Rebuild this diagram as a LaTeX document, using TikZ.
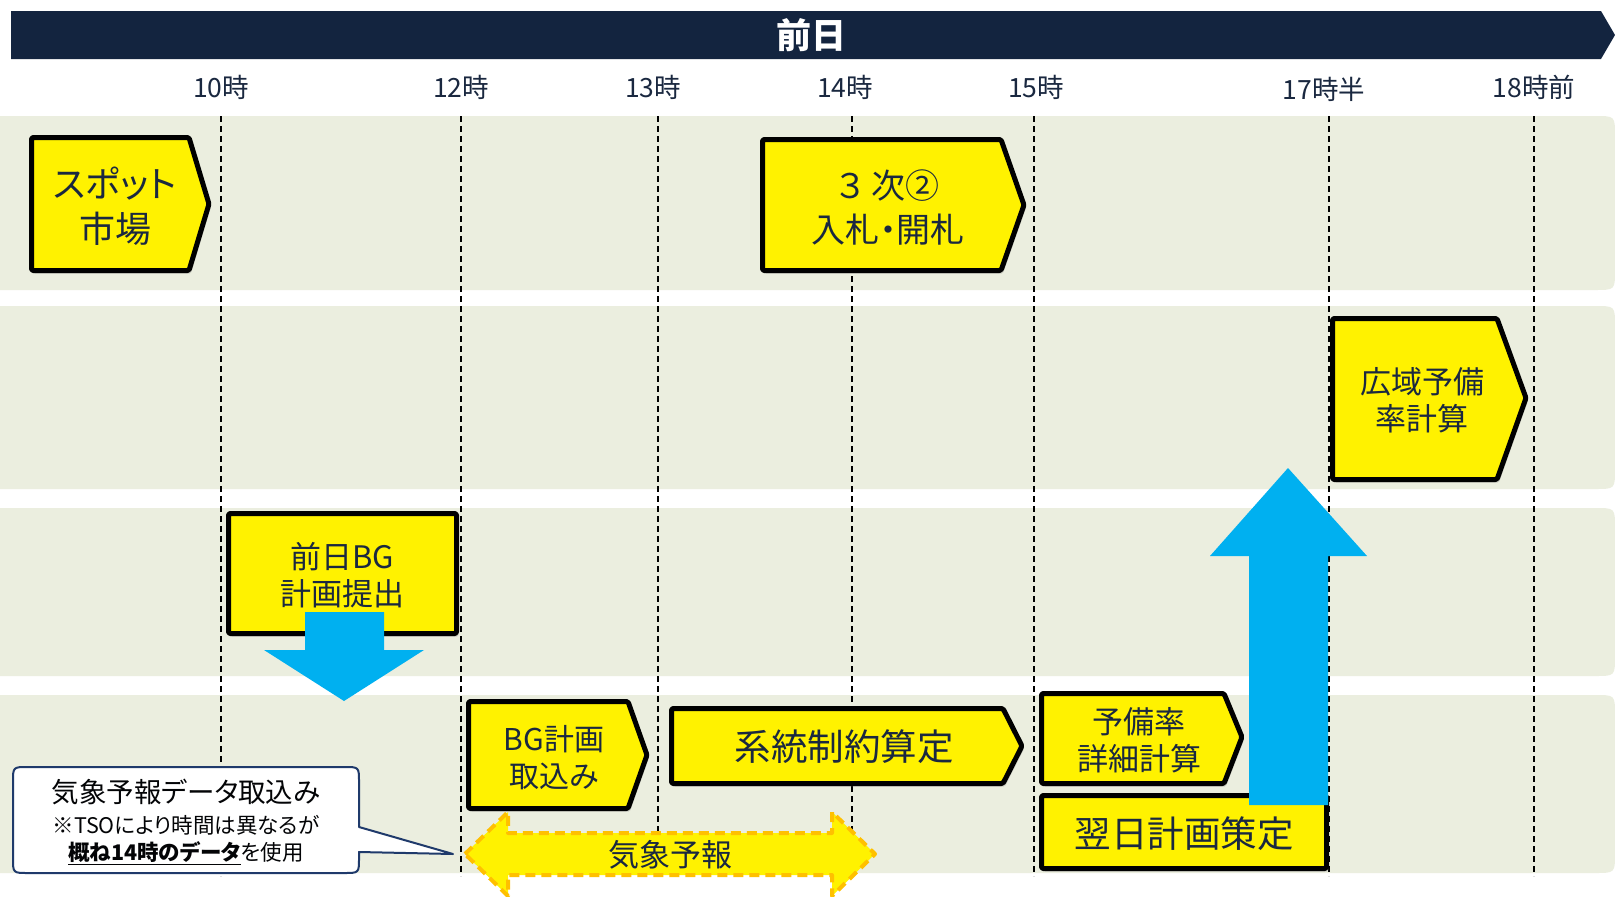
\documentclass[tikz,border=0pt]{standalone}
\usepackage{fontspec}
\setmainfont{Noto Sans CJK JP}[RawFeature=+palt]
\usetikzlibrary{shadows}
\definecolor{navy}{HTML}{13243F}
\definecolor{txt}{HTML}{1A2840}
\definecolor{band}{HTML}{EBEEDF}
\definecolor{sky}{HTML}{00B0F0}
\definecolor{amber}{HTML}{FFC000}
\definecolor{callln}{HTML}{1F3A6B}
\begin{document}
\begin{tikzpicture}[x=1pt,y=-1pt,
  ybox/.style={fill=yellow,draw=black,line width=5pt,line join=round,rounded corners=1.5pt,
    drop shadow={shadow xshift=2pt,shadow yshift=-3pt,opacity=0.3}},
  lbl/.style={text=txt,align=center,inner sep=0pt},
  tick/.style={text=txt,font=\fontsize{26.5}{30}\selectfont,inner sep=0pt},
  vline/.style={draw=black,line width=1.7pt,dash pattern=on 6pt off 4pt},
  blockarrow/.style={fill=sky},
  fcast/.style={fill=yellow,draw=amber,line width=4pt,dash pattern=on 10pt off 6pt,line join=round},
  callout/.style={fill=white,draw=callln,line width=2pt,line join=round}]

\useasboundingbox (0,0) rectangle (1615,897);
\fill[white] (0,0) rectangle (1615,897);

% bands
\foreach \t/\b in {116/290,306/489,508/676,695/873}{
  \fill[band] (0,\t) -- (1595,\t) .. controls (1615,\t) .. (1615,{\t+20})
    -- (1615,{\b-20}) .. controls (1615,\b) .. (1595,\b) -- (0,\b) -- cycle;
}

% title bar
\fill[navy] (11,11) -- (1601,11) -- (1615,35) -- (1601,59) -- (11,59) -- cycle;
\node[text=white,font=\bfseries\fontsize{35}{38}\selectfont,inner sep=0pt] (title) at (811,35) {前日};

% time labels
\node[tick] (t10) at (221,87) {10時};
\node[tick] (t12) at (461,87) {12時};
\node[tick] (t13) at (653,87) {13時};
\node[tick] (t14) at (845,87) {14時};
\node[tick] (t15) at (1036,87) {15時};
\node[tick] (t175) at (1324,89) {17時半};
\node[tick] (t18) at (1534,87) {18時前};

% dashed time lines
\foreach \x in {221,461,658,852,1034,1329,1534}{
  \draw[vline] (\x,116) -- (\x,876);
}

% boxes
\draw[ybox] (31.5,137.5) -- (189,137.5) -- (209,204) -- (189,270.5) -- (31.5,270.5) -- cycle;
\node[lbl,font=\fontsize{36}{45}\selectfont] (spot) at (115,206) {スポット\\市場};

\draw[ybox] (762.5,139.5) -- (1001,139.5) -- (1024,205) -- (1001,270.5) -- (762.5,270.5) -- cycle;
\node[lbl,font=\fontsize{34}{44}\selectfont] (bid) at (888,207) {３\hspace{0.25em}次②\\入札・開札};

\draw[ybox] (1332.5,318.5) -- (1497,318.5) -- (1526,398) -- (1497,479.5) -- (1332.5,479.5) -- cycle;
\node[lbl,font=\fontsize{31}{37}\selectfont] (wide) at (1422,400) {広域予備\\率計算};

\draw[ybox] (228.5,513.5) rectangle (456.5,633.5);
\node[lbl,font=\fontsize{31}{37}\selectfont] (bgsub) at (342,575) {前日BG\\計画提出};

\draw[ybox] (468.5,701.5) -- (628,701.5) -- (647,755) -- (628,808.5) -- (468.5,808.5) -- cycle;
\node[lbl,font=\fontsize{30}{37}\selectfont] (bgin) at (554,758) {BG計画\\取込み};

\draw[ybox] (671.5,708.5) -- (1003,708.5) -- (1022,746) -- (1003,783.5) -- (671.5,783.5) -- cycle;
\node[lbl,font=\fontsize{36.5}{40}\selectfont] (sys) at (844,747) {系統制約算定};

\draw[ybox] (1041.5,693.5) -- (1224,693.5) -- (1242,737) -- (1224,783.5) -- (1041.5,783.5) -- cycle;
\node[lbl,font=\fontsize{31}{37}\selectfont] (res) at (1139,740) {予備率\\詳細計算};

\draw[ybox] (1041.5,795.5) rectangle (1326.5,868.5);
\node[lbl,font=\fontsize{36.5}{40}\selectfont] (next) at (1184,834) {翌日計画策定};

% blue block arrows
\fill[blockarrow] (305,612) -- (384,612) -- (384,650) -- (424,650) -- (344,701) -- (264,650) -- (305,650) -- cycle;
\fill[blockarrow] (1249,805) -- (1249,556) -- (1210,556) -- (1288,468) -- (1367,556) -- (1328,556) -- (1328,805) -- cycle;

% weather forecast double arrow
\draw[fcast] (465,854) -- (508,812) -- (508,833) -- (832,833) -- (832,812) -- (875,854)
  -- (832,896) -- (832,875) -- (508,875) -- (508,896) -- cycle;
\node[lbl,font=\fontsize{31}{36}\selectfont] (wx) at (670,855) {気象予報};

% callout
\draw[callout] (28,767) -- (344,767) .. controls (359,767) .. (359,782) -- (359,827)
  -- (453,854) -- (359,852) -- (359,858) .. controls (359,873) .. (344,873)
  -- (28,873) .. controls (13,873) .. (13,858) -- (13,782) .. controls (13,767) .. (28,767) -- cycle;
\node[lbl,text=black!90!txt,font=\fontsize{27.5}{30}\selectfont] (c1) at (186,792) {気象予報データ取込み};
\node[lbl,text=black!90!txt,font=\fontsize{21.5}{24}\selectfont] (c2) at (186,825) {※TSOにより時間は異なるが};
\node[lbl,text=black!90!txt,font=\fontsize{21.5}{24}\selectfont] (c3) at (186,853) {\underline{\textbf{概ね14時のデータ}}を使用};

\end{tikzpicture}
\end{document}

EXERCISE OBJECTIVE: Only the lines from the start of the material through the line containing "sep=0pt] (title) at" should be transcribed. Pictures stay out.

PROBLEM SOLUTION:
Rebuild this diagram as a LaTeX document, using TikZ.
\documentclass[tikz,border=0pt]{standalone}
\usepackage{fontspec}
\setmainfont{Noto Sans CJK JP}[RawFeature=+palt]
\usetikzlibrary{shadows}
\definecolor{navy}{HTML}{13243F}
\definecolor{txt}{HTML}{1A2840}
\definecolor{band}{HTML}{EBEEDF}
\definecolor{sky}{HTML}{00B0F0}
\definecolor{amber}{HTML}{FFC000}
\definecolor{callln}{HTML}{1F3A6B}
\begin{document}
\begin{tikzpicture}[x=1pt,y=-1pt,
  ybox/.style={fill=yellow,draw=black,line width=5pt,line join=round,rounded corners=1.5pt,
    drop shadow={shadow xshift=2pt,shadow yshift=-3pt,opacity=0.3}},
  lbl/.style={text=txt,align=center,inner sep=0pt},
  tick/.style={text=txt,font=\fontsize{26.5}{30}\selectfont,inner sep=0pt},
  vline/.style={draw=black,line width=1.7pt,dash pattern=on 6pt off 4pt},
  blockarrow/.style={fill=sky},
  fcast/.style={fill=yellow,draw=amber,line width=4pt,dash pattern=on 10pt off 6pt,line join=round},
  callout/.style={fill=white,draw=callln,line width=2pt,line join=round}]

\useasboundingbox (0,0) rectangle (1615,897);
\fill[white] (0,0) rectangle (1615,897);

% bands
\foreach \t/\b in {116/290,306/489,508/676,695/873}{
  \fill[band] (0,\t) -- (1595,\t) .. controls (1615,\t) .. (1615,{\t+20})
    -- (1615,{\b-20}) .. controls (1615,\b) .. (1595,\b) -- (0,\b) -- cycle;
}

% title bar
\fill[navy] (11,11) -- (1601,11) -- (1615,35) -- (1601,59) -- (11,59) -- cycle;
\node[text=white,font=\bfseries\fontsize{35}{38}\selectfont,inner sep=0pt] (title) at (811,35) {前日};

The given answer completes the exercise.